In Argentina, A Visit To World's Highest Solar Energy Park

With loans and solar panels from China, the massive solar park has been opened a year and is already powering the surrounding areas. Now the Chinese supplier is pushing for an expansion.

960,000 solar panels have been installed at the Cauchari park

Silvia Naishtat

CAUCHARI — Driving across the border with Chile into the northwest Argentine department of Susques, you may spot what looks like a black mass in the distance. Arriving at a 4,000-meter altitude in the municipality of Cauchari, what comes into view instead is an assembly of 960,000 solar panels. It is the world's highest photovoltaic (PV) park, which is also the second biggest solar energy facility in Latin America, after Mexico's Aguascalientes plant.

Spread over 800 hectares in an arid landscape, the Cauchari park has been operating for a year, and has so far turned sunshine into 315 megawatts of electricity, enough to power the local provincial capital of Jujuy through the national grid.


It has also generated some $50 million for the province, which Governor Gerardo Morales has allocated to building 239 schools.

Abundant sunshine, low temperatures

The physicist Martín Albornoz says Cauchari, which means "link to the sun," is exposed to the best solar radiation anywhere. The area has 260 days of sunshine, with no smog and relatively low temperatures, which helps keep the panels in optimal conditions.

Its construction began with a loan of more than $331 million from China's Eximbank, which allowed the purchase of panels made in Shanghai. They arrived in Buenos Aires in 2,500 containers and were later trucked a considerable distance to the site in Cauchari . This was a titanic project that required 1,200 builders and 10-ton cranes, but will save some 780,000 tons of CO2 emissions a year.

It is now run by 60 technicians. Its panels, with a 25-year guarantee, follow the sun's path and are cleaned twice a year. The plant is expected to have a service life of 40 years. Its choice of location was based on power lines traced in the 1990s to export power to Chile, now fed by the park.

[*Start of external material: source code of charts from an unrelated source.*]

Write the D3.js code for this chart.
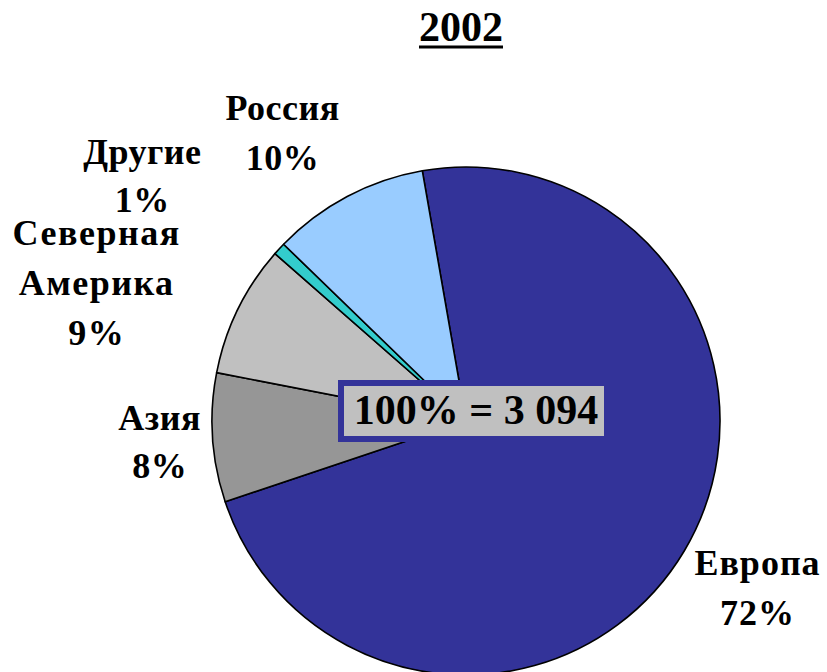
<!DOCTYPE html>
<html><head><meta charset="utf-8">
<script src="https://cdn.jsdelivr.net/npm/d3@7"></script>
<style>html,body{margin:0;padding:0;background:#fff;}</style>
</head><body>
<svg id="c" width="827" height="672"></svg>
<script>
const categories = ["Европа", "Азия", "Северная Америка", "Другие", "Россия"];
const labelLines = [["Европа"], ["Азия"], ["Северная", "Америка"], ["Другие"], ["Россия"]];
const values = [72.6, 8.2, 8.4, 0.8, 10.0];
const percentLabels = ["72%", "8%", "9%", "1%", "10%"];
const colors = ["#333399", "#969696", "#C0C0C0", "#33CCCC", "#99CCFF"];
const title = "2002";
const totalLabel = "100% = 3 094";

const svg = d3.select("#c");
const cx = 466, cy = 421, R = 254;
const font = "Liberation Serif";

// title
const t = svg.append("text").attr("x", 461).attr("y", 41).attr("text-anchor", "middle")
  .attr("font-family", font).attr("font-weight", "bold").attr("font-size", 42).text(title);
const tb = t.node().getBBox();
svg.append("rect").attr("x", tb.x).attr("y", 45.5).attr("width", tb.width).attr("height", 3).attr("fill", "#000");

const start = -9.9 * Math.PI / 180;
const pie = d3.pie().sort(null).value(d => d).startAngle(start).endAngle(start + 2 * Math.PI);
const arcs = pie(values);
const arc = d3.arc().innerRadius(0).outerRadius(R);
const g = svg.append("g").attr("transform", `translate(${cx},${cy})`);
g.selectAll("path").data(arcs).join("path")
  .attr("d", arc).attr("fill", (d, i) => colors[i])
  .attr("stroke", "#000").attr("stroke-width", 1.6).attr("stroke-linejoin", "round");

// labels
const labelArc = d3.arc().innerRadius(330).outerRadius(330);
const nudges = [[8, -15], [23, -13], [-73, -31], [-81, -33], [-29, -9]];
const lhs = [50, 48, 50, 48, 50];
const spacing = [1, 0.5, 1.5, 0.5, 0.5];
arcs.forEach((d, i) => {
  const [x, y] = labelArc.centroid(d);
  const lx = cx + x + nudges[i][0], ly = cy + y + nudges[i][1];
  const lines = labelLines[i].concat([percentLabels[i]]);
  const tx = svg.append("text").attr("text-anchor", "middle")
    .attr("font-family", font).attr("font-weight", "bold").attr("font-size", 36)
    .attr("letter-spacing", spacing[i]).attr("fill", "#000");
  lines.forEach((s, k) => {
    tx.append("tspan").attr("x", lx).attr("y", ly + k * lhs[i]).text(s);
  });
});

// total box
svg.append("rect").attr("x", 341).attr("y", 383).attr("width", 266).attr("height", 56)
  .attr("fill", "#C0C0C0").attr("stroke", "#333399").attr("stroke-width", 6);
svg.append("text").attr("x", 476).attr("y", 424).attr("text-anchor", "middle")
  .attr("font-family", font).attr("font-weight", "bold").attr("font-size", 42).text(totalLabel);
</script>
</body></html>
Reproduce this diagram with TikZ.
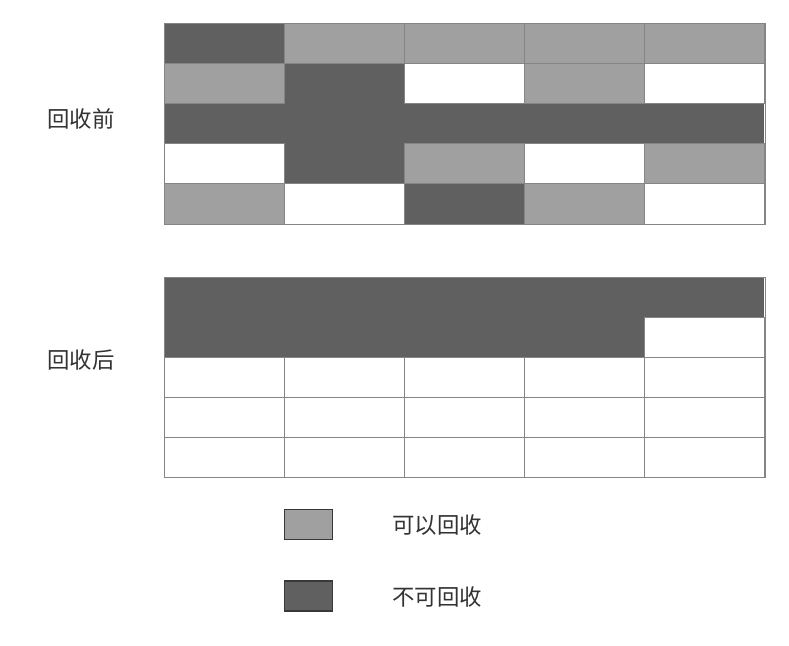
\documentclass[tikz,border=0pt]{standalone}
\usepackage{fontspec}
\newfontfamily\cjk{Noto Sans CJK SC}
\definecolor{keep}{HTML}{606060}
\definecolor{free}{HTML}{A0A0A0}
\definecolor{cellline}{HTML}{858585}
\definecolor{boxline}{HTML}{383838}

\begin{document}
\begin{tikzpicture}[x=1bp, y=-1bp,
    lbl/.style={font=\cjk\fontsize{22.5}{26}\selectfont, text=black!80, inner sep=0pt},
    legbox/.style={draw=boxline, line width=1.5bp, minimum width=48bp, minimum height=30bp, inner sep=0pt},
    rim keep/.style={draw=none},
    rim free/.style={draw=cellline, line width=1bp},
    rim white/.style={draw=cellline, line width=1bp}]
  \useasboundingbox (0,0) rectangle (789,646);

  % heap before and after collection
  \foreach \top/\cells in {24/{keep,free,free,free,free, free,keep,white,free,white, keep,keep,keep,keep,keep, white,keep,free,white,free, free,white,keep,free,white},
                           277/{keep,keep,keep,keep,keep, keep,keep,keep,keep,white, white,white,white,white,white, white,white,white,white,white, white,white,white,white,white}} {
    \foreach \c [count=\i from 0] in \cells {
      \pgfmathtruncatemacro\col{mod(\i,5)}
      \pgfmathtruncatemacro\row{\i/5}
      \fill[\c] (164+120*\col, \top+40*\row) rectangle ++(120,40);
    }
    \foreach \c [count=\i from 0] in \cells {
      \pgfmathtruncatemacro\col{mod(\i,5)}
      \pgfmathtruncatemacro\row{\i/5}
      \path[rim \c] (164+120*\col, \top+40*\row) rectangle ++(120,40);
    }
    \draw[cellline, line width=1bp] (164,\top) rectangle ++(601,200);
  }

  \node[lbl] (before) at (81,119) {回收前};
  \node[lbl] (after) at (81,360) {回收后};

  % legend
  \node[legbox, fill=free] (freebox) at (308.5,524.5) {};
  \node[lbl, anchor=west] (freetext) at (392,525) {可以回收};
  \node[legbox, fill=keep] (keepbox) at (308.5,596) {};
  \node[lbl, anchor=west] (keeptext) at (392,597) {不可回收};
\end{tikzpicture}
\end{document}
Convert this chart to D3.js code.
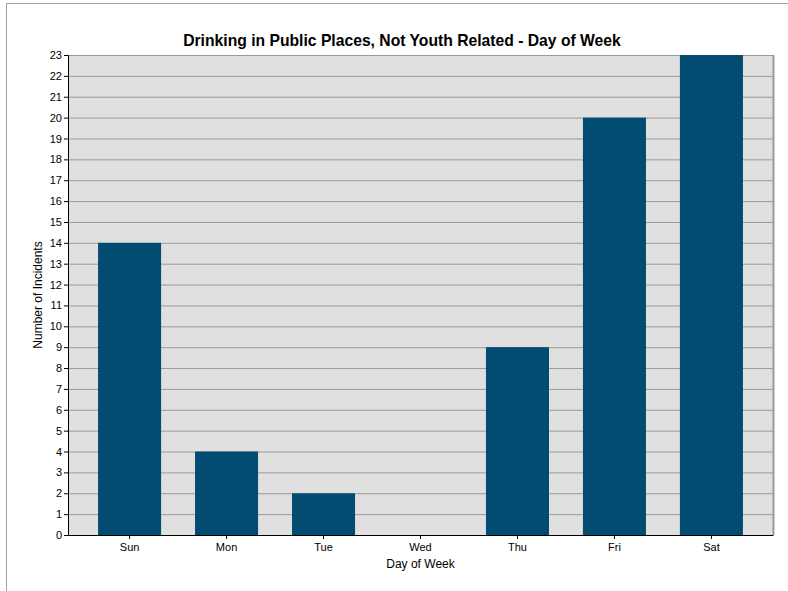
<!DOCTYPE html>
<html>
<head>
<meta charset="utf-8">
<script src="https://cdn.jsdelivr.net/npm/d3@7"></script>
<style>
  body { margin: 0; background: #fff; }
  text { font-family: "Liberation Sans", Arial, sans-serif; }
</style>
</head>
<body>
<script>
const days = ["Sun", "Mon", "Tue", "Wed", "Thu", "Fri", "Sat"];
const incidents = [14, 4, 2, 0, 9, 20, 23];
const yTicks = d3.range(0, 24);

const w = 788;
const h = 591;
const margin = { top: 55, right: 15, bottom: 56, left: 68 };
const innerW = w - margin.left - margin.right;
const innerH = h - margin.top - margin.bottom;

const svg = d3.select("body").append("svg").attr("width", w).attr("height", h);

// outer frame (only top/left visible in the picture)
svg.append("path")
  .attr("d", "M6.5,591 L6.5,3.5 L788,3.5")
  .attr("fill", "none")
  .attr("stroke", "#a0a0a0");

const x = d3.scaleBand()
  .domain(days)
  .range([0, innerW])
  .paddingInner(0.35)
  .paddingOuter(0.31);

const y = d3.scaleLinear().domain([0, 23]).range([innerH, 0]);

const g = svg.append("g").attr("transform", `translate(${margin.left},${margin.top})`);

g.append("rect")
  .attr("width", innerW)
  .attr("height", innerH)
  .attr("fill", "#e0e0e0");

// gridlines
g.selectAll("line.grid")
  .data(yTicks.slice(1))
  .enter()
  .append("line")
  .attr("class", "grid")
  .attr("x1", 0)
  .attr("x2", innerW)
  .attr("y1", (d) => y(d) + 0.5)
  .attr("y2", (d) => y(d) + 0.5)
  .attr("stroke", "#9a9a9a")
  .attr("stroke-width", 1);

// right border
g.append("line")
  .attr("x1", innerW + 0.5)
  .attr("x2", innerW + 0.5)
  .attr("y1", 0)
  .attr("y2", innerH)
  .attr("stroke", "#9a9a9a")
  .attr("stroke-width", 2);

g.selectAll("rect.bar")
  .data(incidents)
  .enter()
  .append("rect")
  .attr("class", "bar")
  .attr("x", (d, i) => x(days[i]))
  .attr("y", (d) => y(d))
  .attr("width", x.bandwidth())
  .attr("height", (d) => innerH - y(d))
  .attr("fill", "#024b71");

// axes
const yAxis = d3.axisLeft(y).tickValues(yTicks).tickSize(4).tickPadding(2).tickFormat(d3.format("d"));
const yg = g.append("g").call(yAxis);
yg.select(".domain").attr("stroke", "#000");
yg.selectAll("text").attr("font-size", 11).attr("fill", "#000");

const xAxis = d3.axisBottom(x).tickSize(4).tickSizeOuter(0).tickPadding(4);
const xg = g.append("g").attr("transform", `translate(0,${innerH})`).call(xAxis);
xg.select(".domain").attr("stroke", "#000");
xg.selectAll("text").attr("font-size", 11).attr("fill", "#000");

svg.append("text")
  .attr("x", 402)
  .attr("y", 46)
  .attr("text-anchor", "middle")
  .attr("font-size", 15.7)
  .attr("font-weight", "bold")
  .text("Drinking in Public Places, Not Youth Related - Day of Week");

svg.append("text")
  .attr("x", margin.left + innerW / 2)
  .attr("y", 568)
  .attr("text-anchor", "middle")
  .attr("font-size", 12)
  .text("Day of Week");

svg.append("text")
  .attr("transform", `translate(42,${margin.top + innerH / 2}) rotate(-90)`)
  .attr("text-anchor", "middle")
  .attr("font-size", 12)
  .text("Number of Incidents");
</script>
</body>
</html>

Chinese engineers working in an office at the Cauchari park

Xinhua/ZUMA

Chinese want to expand

The plant belongs to the public-sector firm Jemse (Jujuy Energía y Minería), created in 2011 by the province's then governor Eduardo Fellner. Jemse's president, Felipe Albornoz, says that once Chinese credits are repaid in 20 years, Cauchari will earn the province $600 million.

The Argentine Energy ministry must now decide on the park's proposed expansion. The Chinese would pay in $200 million, which will help install 400,000 additional panels and generate enough power for the entire province of Jujuy.

The park's CEO, Guillermo Hoerth, observes that state policies are key to turning Jujuy into a green province. "We must change the production model. The world is rapidly cutting fossil fuel emissions. This is a great opportunity," Hoerth says.

The province's energy chief, Mario Pizarro, says in turn that Susques and three other provincial districts are already self-sufficient with clean energy, and three other districts would soon follow.